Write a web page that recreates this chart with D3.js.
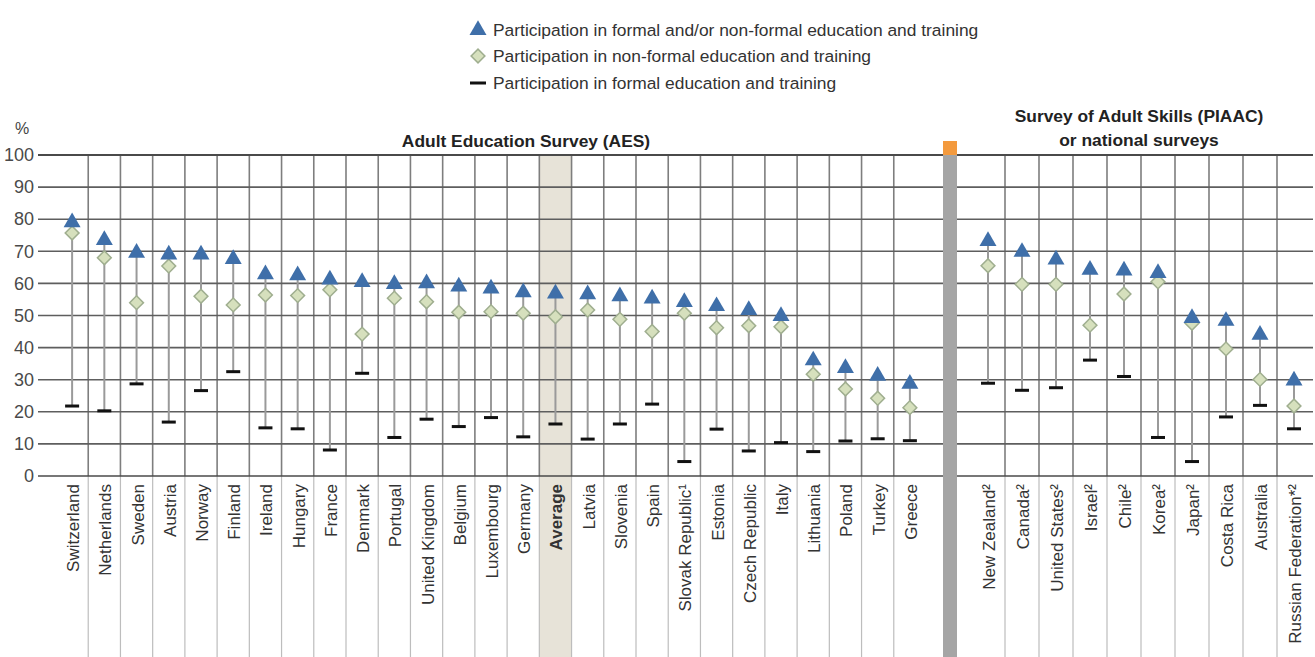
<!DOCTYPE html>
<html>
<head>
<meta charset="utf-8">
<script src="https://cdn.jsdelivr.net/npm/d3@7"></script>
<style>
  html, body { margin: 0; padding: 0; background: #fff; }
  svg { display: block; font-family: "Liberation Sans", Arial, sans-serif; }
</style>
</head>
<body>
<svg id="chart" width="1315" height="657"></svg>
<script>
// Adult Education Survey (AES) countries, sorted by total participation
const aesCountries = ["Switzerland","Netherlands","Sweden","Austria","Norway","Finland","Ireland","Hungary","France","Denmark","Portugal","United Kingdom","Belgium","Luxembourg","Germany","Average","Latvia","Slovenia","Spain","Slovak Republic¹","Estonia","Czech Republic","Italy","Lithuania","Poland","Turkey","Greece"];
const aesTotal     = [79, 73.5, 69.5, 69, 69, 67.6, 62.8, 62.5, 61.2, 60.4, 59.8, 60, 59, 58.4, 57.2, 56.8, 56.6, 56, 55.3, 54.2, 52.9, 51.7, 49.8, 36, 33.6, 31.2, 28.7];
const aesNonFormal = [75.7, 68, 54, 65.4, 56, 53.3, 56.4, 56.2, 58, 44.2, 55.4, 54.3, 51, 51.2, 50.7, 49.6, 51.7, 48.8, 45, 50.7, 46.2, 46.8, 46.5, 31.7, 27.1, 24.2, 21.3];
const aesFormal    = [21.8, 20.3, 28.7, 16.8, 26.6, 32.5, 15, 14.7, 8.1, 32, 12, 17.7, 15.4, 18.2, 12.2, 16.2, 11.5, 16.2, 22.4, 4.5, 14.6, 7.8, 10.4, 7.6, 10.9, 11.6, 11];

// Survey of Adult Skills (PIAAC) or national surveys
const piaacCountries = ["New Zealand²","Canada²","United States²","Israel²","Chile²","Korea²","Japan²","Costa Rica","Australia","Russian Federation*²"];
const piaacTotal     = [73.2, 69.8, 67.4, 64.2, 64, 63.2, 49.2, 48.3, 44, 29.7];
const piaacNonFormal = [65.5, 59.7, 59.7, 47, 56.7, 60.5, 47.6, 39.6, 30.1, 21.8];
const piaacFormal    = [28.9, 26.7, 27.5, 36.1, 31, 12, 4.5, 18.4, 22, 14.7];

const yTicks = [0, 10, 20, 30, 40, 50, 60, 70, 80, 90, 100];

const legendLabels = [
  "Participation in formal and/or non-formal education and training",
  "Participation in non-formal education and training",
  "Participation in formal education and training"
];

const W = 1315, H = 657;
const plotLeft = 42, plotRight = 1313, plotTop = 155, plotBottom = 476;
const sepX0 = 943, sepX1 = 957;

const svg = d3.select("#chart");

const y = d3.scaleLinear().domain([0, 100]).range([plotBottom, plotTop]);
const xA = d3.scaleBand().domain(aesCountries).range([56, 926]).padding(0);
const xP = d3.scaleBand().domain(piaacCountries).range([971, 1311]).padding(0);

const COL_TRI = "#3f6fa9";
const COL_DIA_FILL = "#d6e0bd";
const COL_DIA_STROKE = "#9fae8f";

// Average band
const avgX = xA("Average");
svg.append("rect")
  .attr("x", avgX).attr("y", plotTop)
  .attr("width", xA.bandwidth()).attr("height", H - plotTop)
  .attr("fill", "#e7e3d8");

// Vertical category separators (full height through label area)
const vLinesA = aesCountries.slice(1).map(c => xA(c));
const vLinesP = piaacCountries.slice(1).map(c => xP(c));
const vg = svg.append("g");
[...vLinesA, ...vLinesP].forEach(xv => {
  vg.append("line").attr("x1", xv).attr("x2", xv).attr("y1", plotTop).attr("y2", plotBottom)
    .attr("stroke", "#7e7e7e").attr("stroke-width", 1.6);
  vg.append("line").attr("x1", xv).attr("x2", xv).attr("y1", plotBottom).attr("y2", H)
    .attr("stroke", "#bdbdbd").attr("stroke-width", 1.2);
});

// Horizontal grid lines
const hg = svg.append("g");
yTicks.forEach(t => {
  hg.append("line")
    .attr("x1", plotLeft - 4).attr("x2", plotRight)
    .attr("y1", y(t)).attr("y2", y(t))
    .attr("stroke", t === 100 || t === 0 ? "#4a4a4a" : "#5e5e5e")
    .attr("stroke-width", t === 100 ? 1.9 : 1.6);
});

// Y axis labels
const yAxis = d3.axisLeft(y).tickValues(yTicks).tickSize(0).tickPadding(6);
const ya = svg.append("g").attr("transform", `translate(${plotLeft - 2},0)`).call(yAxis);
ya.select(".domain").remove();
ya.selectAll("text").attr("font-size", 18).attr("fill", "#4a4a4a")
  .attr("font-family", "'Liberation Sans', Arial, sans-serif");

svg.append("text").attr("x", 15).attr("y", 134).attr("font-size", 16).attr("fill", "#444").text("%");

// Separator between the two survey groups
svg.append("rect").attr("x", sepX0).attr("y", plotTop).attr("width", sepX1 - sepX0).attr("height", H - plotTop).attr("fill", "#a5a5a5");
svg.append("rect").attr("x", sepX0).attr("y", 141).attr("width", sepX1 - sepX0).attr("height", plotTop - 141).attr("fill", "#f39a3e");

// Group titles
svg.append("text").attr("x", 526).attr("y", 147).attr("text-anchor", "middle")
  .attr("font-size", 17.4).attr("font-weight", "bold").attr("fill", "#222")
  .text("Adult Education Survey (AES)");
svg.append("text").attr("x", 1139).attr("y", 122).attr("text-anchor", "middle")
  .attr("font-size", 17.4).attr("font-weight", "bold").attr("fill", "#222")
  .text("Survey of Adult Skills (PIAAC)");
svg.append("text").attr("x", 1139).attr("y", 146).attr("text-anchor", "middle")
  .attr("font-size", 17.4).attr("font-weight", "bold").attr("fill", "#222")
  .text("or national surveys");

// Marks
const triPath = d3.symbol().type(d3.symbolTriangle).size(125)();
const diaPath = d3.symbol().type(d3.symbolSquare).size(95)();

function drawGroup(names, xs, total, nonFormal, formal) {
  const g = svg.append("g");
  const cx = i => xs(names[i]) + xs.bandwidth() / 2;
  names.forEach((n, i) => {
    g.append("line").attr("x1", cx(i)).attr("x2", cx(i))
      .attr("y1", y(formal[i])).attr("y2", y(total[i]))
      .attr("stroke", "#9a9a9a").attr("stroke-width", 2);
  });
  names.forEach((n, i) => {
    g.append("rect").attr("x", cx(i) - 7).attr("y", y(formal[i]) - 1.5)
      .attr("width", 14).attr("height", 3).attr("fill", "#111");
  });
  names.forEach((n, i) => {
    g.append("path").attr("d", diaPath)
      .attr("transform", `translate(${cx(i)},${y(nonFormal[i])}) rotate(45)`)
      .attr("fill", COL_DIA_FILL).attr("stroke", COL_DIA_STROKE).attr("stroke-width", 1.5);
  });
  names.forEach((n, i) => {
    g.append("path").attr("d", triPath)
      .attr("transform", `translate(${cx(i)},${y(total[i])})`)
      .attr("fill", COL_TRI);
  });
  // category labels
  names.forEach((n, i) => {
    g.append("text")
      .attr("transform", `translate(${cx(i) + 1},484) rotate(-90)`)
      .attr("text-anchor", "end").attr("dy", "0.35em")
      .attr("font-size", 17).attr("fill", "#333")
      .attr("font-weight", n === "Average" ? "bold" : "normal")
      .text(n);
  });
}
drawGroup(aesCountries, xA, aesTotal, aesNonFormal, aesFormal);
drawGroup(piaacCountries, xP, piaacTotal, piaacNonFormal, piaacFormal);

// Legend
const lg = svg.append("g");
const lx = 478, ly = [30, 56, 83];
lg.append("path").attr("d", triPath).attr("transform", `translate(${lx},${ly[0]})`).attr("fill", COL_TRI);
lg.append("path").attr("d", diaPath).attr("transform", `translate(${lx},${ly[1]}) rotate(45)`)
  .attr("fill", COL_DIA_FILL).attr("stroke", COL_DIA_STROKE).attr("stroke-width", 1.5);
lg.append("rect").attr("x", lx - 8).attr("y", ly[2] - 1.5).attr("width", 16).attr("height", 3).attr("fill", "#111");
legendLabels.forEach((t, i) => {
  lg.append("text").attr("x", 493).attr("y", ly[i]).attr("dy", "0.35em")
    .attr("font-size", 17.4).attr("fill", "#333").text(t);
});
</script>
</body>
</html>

※

> WHAT IS BEING ASKED: Show, from the material above, each line that includes the string "chart".

> RESULT OF THIS EXERCISE:
Write a web page that recreates this chart with D3.js.
<svg id="chart" width="1315" height="657"></svg>
const svg = d3.select("#chart");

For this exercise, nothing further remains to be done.